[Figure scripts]
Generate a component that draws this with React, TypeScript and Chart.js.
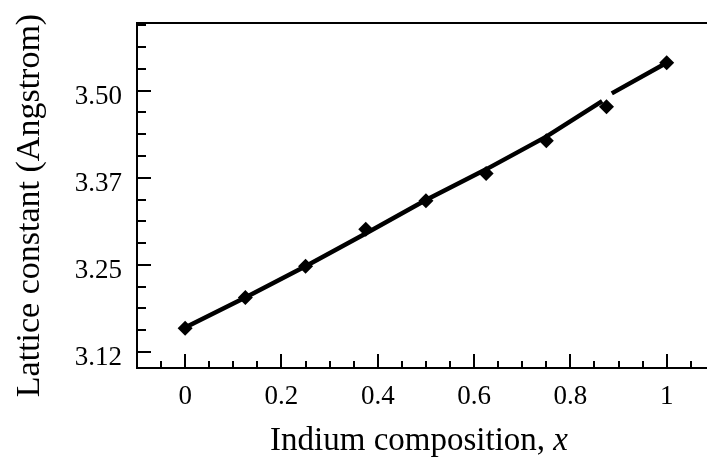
import React, { useEffect, useRef } from "react";
import { Chart, registerables } from "chart.js";

Chart.register(...registerables);

// Data
const compositionX = [0, 0.125, 0.25, 0.375, 0.5, 0.625, 0.75, 0.875, 1];
const latticeValues = [3.159, 3.203, 3.248, 3.301, 3.342, 3.381, 3.428, 3.477, 3.54];

// Fitted (drawn) line, with a small gap near x = 0.875
const fitX = [0, 0.125, 0.25, 0.375, 0.5, 0.625, 0.75, 0.866, 0.876, 0.886, 1];
const fitValues = [3.16, 3.203, 3.248, 3.295, 3.343, 3.387, 3.434, 3.485, null, 3.496, 3.54];

// Axes
const xTickValues = [0, 0.2, 0.4, 0.6, 0.8, 1];
const xTickLabels = ["0", "0.2", "0.4", "0.6", "0.8", "1"];
const xMinorStep = 0.05;
const yTickValues = [3.125, 3.25, 3.375, 3.5];
const yTickLabels = ["3.12", "3.25", "3.37", "3.50"];
const yMinorStep = 0.03125;

const xTitleMain = "Indium composition, ";
const xTitleVar = "x";
const yTitle = "Lattice constant (Angstrom)";

const X_MIN = -0.1;
const X_MAX = 1.0837;
const Y_MIN = 3.102;
const Y_MAX = 3.597;

const FONT = "'Liberation Serif', 'Times New Roman', serif";

const zeroPad = (s: any) => {
  s.paddingTop = 0;
  s.paddingBottom = 0;
  s.paddingLeft = 0;
  s.paddingRight = 0;
};

const innerTicks = {
  id: "innerTicks",
  afterDraw(chart: any) {
    const { ctx, chartArea, scales } = chart;
    const xs = scales.x;
    const ys = scales.y;
    ctx.save();
    ctx.strokeStyle = "#000";
    ctx.lineWidth = 2;
    ctx.beginPath();
    for (let v = -0.05; v <= X_MAX + 1e-9; v += xMinorStep) {
      const val = Math.round(v * 100) / 100;
      const isMajor = xTickValues.some((t) => Math.abs(t - val) < 1e-6);
      const len = isMajor ? 14 : 7;
      const px = Math.round(xs.getPixelForValue(val));
      ctx.moveTo(px, chartArea.bottom);
      ctx.lineTo(px, chartArea.bottom - len);
    }
    for (let v = yTickValues[0]; v <= Y_MAX + 1e-9; v += yMinorStep) {
      const isMajor = yTickValues.some((t) => Math.abs(t - v) < 1e-6);
      const len = isMajor ? 14 : 9;
      const py = Math.round(ys.getPixelForValue(v));
      ctx.moveTo(chartArea.left, py);
      ctx.lineTo(chartArea.left + len, py);
    }
    ctx.stroke();
    ctx.restore();
  },
};

// Axis titles (x title has an italic variable)
const axisTitles = {
  id: "axisTitles",
  afterDraw(chart: any) {
    const { ctx, chartArea } = chart;
    ctx.save();
    ctx.fillStyle = "#000";
    ctx.textBaseline = "alphabetic";
    const normal = `33px ${FONT}`;
    const italic = `italic 33px ${FONT}`;
    ctx.font = normal;
    const w1 = ctx.measureText(xTitleMain).width;
    ctx.font = italic;
    const w2 = ctx.measureText(xTitleVar).width;
    const cx = (chartArea.left + chartArea.right) / 2 - 3;
    const startX = cx - (w1 + w2) / 2;
    const baseY = chartArea.bottom + 82;
    ctx.textAlign = "left";
    ctx.font = normal;
    ctx.fillText(xTitleMain, startX, baseY);
    ctx.font = italic;
    ctx.fillText(xTitleVar, startX + w1, baseY);
    ctx.font = `34px ${FONT}`;
    ctx.textAlign = "center";
    ctx.textBaseline = "middle";
    ctx.translate(30, (chartArea.top + chartArea.bottom) / 2 + 10);
    ctx.rotate(-Math.PI / 2);
    ctx.fillText(yTitle, 0, 0);
    ctx.restore();
  },
};

export default function App() {
  const canvasRef = useRef<HTMLCanvasElement | null>(null);

  useEffect(() => {
    const canvas = canvasRef.current;
    if (!canvas) return;
    const chart = new Chart(canvas, {
      type: "scatter",
      data: {
        datasets: [
          {
            label: "points",
            data: compositionX.map((x, i) => ({ x, y: latticeValues[i] })),
            pointStyle: "rectRot",
            pointRadius: 7.5,
            backgroundColor: "#000",
            borderColor: "#000",
            borderWidth: 0,
            showLine: false,
            order: 0,
          },
          {
            label: "fit",
            data: fitX.map((x, i) => ({ x, y: fitValues[i] as any })),
            showLine: true,
            spanGaps: false,
            borderColor: "#000",
            borderWidth: 4.5,
            pointRadius: 0,
            tension: 0,
            order: 1,
          },
        ],
      },
      options: {
        animation: false,
        responsive: false,
        maintainAspectRatio: false,
        layout: { padding: 0, autoPadding: false },
        plugins: {
          legend: { display: false },
          tooltip: { enabled: false },
        },
        scales: {
          x: {
            type: "linear",
            position: "bottom",
            min: X_MIN,
            max: X_MAX,
            afterFit(s: any) {
              s.height = 94;
              zeroPad(s);
            },
            afterBuildTicks(s: any) {
              s.ticks = xTickValues.map((v) => ({ value: v }));
            },
            ticks: {
              callback: (_v: any, i: number) => xTickLabels[i],
              font: { family: FONT, size: 27 },
              color: "#000",
              padding: 13,
              maxRotation: 0,
              autoSkip: false,
            },
            grid: { display: false, drawTicks: false },
            border: { display: true, color: "#000", width: 2 },
            title: { display: false },
          },
          xTop: {
            type: "linear",
            position: "top",
            min: X_MIN,
            max: X_MAX,
            afterFit(s: any) {
              s.height = 23;
              zeroPad(s);
            },
            ticks: { display: false },
            grid: { display: false, drawTicks: false },
            border: { display: true, color: "#000", width: 2 },
          },
          y: {
            type: "linear",
            position: "left",
            min: Y_MIN,
            max: Y_MAX,
            afterFit(s: any) {
              s.width = 137;
              zeroPad(s);
            },
            afterBuildTicks(s: any) {
              s.ticks = yTickValues.map((v) => ({ value: v }));
            },
            ticks: {
              callback: (_v: any, i: number) => yTickLabels[i],
              font: { family: FONT, size: 27 },
              color: "#000",
              padding: 15,
              labelOffset: 6,
              autoSkip: false,
            },
            grid: { display: false, drawTicks: false },
            border: { display: true, color: "#000", width: 2 },
            title: { display: false },
          },
        },
      },
      plugins: [innerTicks, axisTitles],
    });
    return () => chart.destroy();
  }, []);

  return (
    <div style={{ position: "absolute", left: 0, top: 0, width: 707, height: 462, background: "#fff" }}>
      <canvas ref={canvasRef} width={707} height={462} />
    </div>
  );
}
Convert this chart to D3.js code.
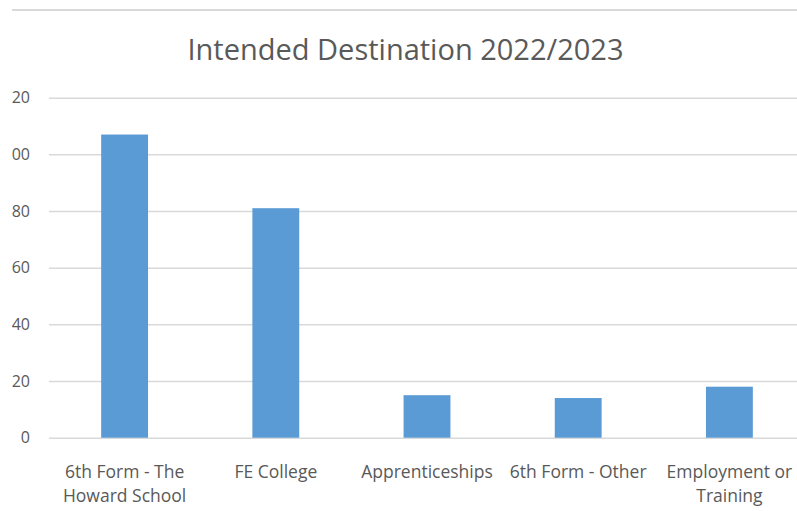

→ Set problem
Copy exactly the lines from the first line of the records above through the line with "3.428, 3.477, 3.54];", both included, and nothing else. Pictures stay out.

→ Expected answer
Generate a component that draws this with React, TypeScript and Chart.js.
import React, { useEffect, useRef } from "react";
import { Chart, registerables } from "chart.js";

Chart.register(...registerables);

// Data
const compositionX = [0, 0.125, 0.25, 0.375, 0.5, 0.625, 0.75, 0.875, 1];
const latticeValues = [3.159, 3.203, 3.248, 3.301, 3.342, 3.381, 3.428, 3.477, 3.54];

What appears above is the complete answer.